Exercise: Exact reproduction of the data is required, with images excluded.

--- Start Information supplied ---

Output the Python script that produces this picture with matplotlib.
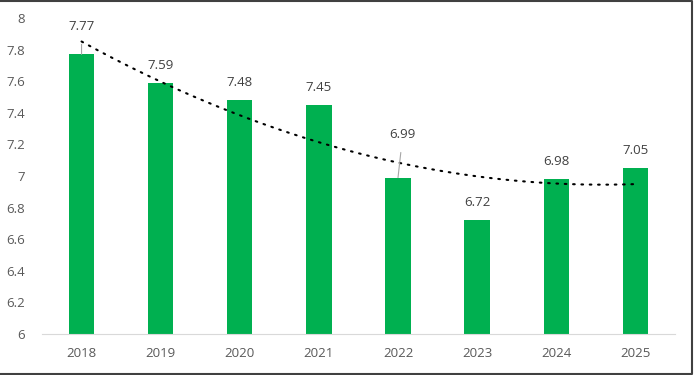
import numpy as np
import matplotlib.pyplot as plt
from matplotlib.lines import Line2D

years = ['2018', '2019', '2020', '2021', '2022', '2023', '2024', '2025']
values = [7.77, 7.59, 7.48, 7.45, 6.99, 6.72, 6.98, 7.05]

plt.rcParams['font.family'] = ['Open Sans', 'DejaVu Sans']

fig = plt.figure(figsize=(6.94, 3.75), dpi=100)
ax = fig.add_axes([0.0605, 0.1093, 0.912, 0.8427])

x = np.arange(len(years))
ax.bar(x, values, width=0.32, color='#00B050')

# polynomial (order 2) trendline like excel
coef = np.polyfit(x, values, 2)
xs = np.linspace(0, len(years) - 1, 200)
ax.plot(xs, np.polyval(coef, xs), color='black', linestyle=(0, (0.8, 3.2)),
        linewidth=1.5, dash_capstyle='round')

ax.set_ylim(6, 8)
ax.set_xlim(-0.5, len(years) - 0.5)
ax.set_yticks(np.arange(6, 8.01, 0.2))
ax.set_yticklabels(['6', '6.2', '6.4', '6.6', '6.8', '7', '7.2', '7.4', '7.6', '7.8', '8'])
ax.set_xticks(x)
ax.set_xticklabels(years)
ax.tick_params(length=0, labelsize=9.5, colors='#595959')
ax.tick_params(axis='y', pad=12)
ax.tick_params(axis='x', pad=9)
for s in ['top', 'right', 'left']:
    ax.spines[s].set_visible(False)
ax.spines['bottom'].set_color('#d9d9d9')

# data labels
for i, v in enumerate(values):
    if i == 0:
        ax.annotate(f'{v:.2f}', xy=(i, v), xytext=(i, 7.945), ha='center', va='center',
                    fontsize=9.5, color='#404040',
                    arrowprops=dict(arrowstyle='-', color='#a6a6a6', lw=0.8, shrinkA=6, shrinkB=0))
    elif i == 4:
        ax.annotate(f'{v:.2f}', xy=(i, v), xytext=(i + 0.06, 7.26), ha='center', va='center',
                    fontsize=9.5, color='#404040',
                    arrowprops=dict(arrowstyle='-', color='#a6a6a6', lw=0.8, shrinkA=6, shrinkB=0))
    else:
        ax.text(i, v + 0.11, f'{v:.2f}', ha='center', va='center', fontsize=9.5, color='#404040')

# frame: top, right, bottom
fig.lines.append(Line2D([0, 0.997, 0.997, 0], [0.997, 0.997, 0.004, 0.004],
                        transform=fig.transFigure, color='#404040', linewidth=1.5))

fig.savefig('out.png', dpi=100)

--- End Information supplied ---

Finished task:
Output the Python script that produces this picture with matplotlib.
import numpy as np
import matplotlib.pyplot as plt
from matplotlib.lines import Line2D

years = ['2018', '2019', '2020', '2021', '2022', '2023', '2024', '2025']
values = [7.77, 7.59, 7.48, 7.45, 6.99, 6.72, 6.98, 7.05]

plt.rcParams['font.family'] = ['Open Sans', 'DejaVu Sans']

fig = plt.figure(figsize=(6.94, 3.75), dpi=100)
ax = fig.add_axes([0.0605, 0.1093, 0.912, 0.8427])

x = np.arange(len(years))
ax.bar(x, values, width=0.32, color='#00B050')

# polynomial (order 2) trendline like excel
coef = np.polyfit(x, values, 2)
xs = np.linspace(0, len(years) - 1, 200)
ax.plot(xs, np.polyval(coef, xs), color='black', linestyle=(0, (0.8, 3.2)),
        linewidth=1.5, dash_capstyle='round')

ax.set_ylim(6, 8)
ax.set_xlim(-0.5, len(years) - 0.5)
ax.set_yticks(np.arange(6, 8.01, 0.2))
ax.set_yticklabels(['6', '6.2', '6.4', '6.6', '6.8', '7', '7.2', '7.4', '7.6', '7.8', '8'])
ax.set_xticks(x)
ax.set_xticklabels(years)
ax.tick_params(length=0, labelsize=9.5, colors='#595959')
ax.tick_params(axis='y', pad=12)
ax.tick_params(axis='x', pad=9)
for s in ['top', 'right', 'left']:
    ax.spines[s].set_visible(False)
ax.spines['bottom'].set_color('#d9d9d9')

# data labels
for i, v in enumerate(values):
    if i == 0:
        ax.annotate(f'{v:.2f}', xy=(i, v), xytext=(i, 7.945), ha='center', va='center',
                    fontsize=9.5, color='#404040',
                    arrowprops=dict(arrowstyle='-', color='#a6a6a6', lw=0.8, shrinkA=6, shrinkB=0))
    elif i == 4:
        ax.annotate(f'{v:.2f}', xy=(i, v), xytext=(i + 0.06, 7.26), ha='center', va='center',
                    fontsize=9.5, color='#404040',
                    arrowprops=dict(arrowstyle='-', color='#a6a6a6', lw=0.8, shrinkA=6, shrinkB=0))
    else:
        ax.text(i, v + 0.11, f'{v:.2f}', ha='center', va='center', fontsize=9.5, color='#404040')

# frame: top, right, bottom
fig.lines.append(Line2D([0, 0.997, 0.997, 0], [0.997, 0.997, 0.004, 0.004],
                        transform=fig.transFigure, color='#404040', linewidth=1.5))

fig.savefig('out.png', dpi=100)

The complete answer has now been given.